--- begin ---
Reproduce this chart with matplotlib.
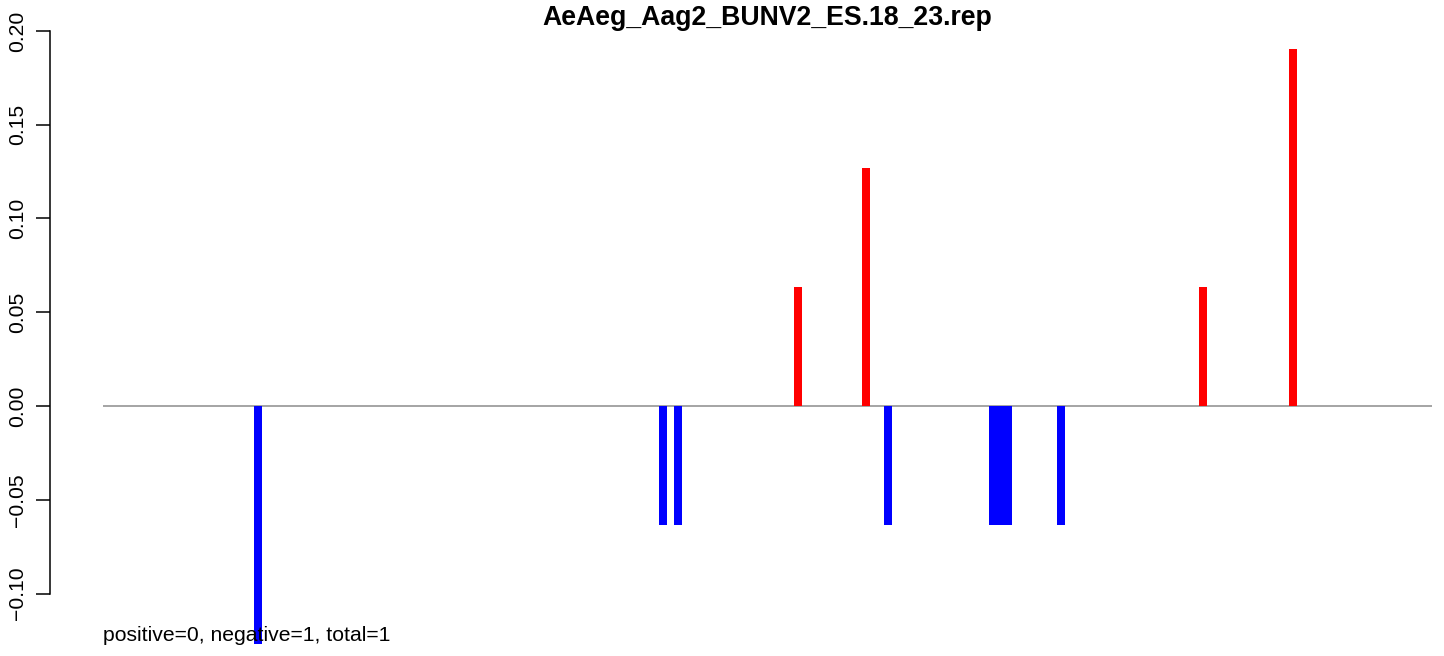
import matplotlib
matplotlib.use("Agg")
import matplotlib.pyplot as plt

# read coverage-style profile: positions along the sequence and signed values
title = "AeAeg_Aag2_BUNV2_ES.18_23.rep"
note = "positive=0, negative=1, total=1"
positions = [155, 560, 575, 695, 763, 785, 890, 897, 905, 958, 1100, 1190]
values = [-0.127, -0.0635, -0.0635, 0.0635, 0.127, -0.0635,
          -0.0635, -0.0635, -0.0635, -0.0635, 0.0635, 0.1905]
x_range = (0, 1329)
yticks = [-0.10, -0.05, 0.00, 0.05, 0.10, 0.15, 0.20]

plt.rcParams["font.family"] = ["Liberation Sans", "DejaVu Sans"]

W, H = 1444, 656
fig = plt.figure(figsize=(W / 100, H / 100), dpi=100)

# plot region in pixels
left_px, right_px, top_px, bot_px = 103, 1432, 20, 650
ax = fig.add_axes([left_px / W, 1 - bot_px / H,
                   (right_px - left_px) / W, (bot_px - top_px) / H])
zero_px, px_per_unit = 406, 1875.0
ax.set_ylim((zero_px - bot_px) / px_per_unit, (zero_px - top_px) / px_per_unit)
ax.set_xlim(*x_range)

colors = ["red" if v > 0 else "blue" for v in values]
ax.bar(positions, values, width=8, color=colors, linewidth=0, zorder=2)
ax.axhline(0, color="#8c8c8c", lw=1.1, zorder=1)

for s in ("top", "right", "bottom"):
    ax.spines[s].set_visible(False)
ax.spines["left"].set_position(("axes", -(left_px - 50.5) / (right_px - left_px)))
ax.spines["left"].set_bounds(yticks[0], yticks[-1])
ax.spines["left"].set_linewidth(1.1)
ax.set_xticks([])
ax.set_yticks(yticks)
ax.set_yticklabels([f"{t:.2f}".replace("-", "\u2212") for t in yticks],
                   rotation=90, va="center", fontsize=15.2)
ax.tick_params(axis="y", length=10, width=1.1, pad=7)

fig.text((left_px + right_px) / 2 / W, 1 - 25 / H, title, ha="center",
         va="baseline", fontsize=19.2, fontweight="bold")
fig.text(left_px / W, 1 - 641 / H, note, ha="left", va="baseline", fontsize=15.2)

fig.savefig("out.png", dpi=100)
--- end ---
■ **Task statement**
Everything from the first line to the line with "ax.set_xlim(*x_range)" must be repeated exactly, and nothing else. Leave the pictures out.

■ **Solution**
Reproduce this chart with matplotlib.
import matplotlib
matplotlib.use("Agg")
import matplotlib.pyplot as plt

# read coverage-style profile: positions along the sequence and signed values
title = "AeAeg_Aag2_BUNV2_ES.18_23.rep"
note = "positive=0, negative=1, total=1"
positions = [155, 560, 575, 695, 763, 785, 890, 897, 905, 958, 1100, 1190]
values = [-0.127, -0.0635, -0.0635, 0.0635, 0.127, -0.0635,
          -0.0635, -0.0635, -0.0635, -0.0635, 0.0635, 0.1905]
x_range = (0, 1329)
yticks = [-0.10, -0.05, 0.00, 0.05, 0.10, 0.15, 0.20]

plt.rcParams["font.family"] = ["Liberation Sans", "DejaVu Sans"]

W, H = 1444, 656
fig = plt.figure(figsize=(W / 100, H / 100), dpi=100)

# plot region in pixels
left_px, right_px, top_px, bot_px = 103, 1432, 20, 650
ax = fig.add_axes([left_px / W, 1 - bot_px / H,
                   (right_px - left_px) / W, (bot_px - top_px) / H])
zero_px, px_per_unit = 406, 1875.0
ax.set_ylim((zero_px - bot_px) / px_per_unit, (zero_px - top_px) / px_per_unit)
ax.set_xlim(*x_range)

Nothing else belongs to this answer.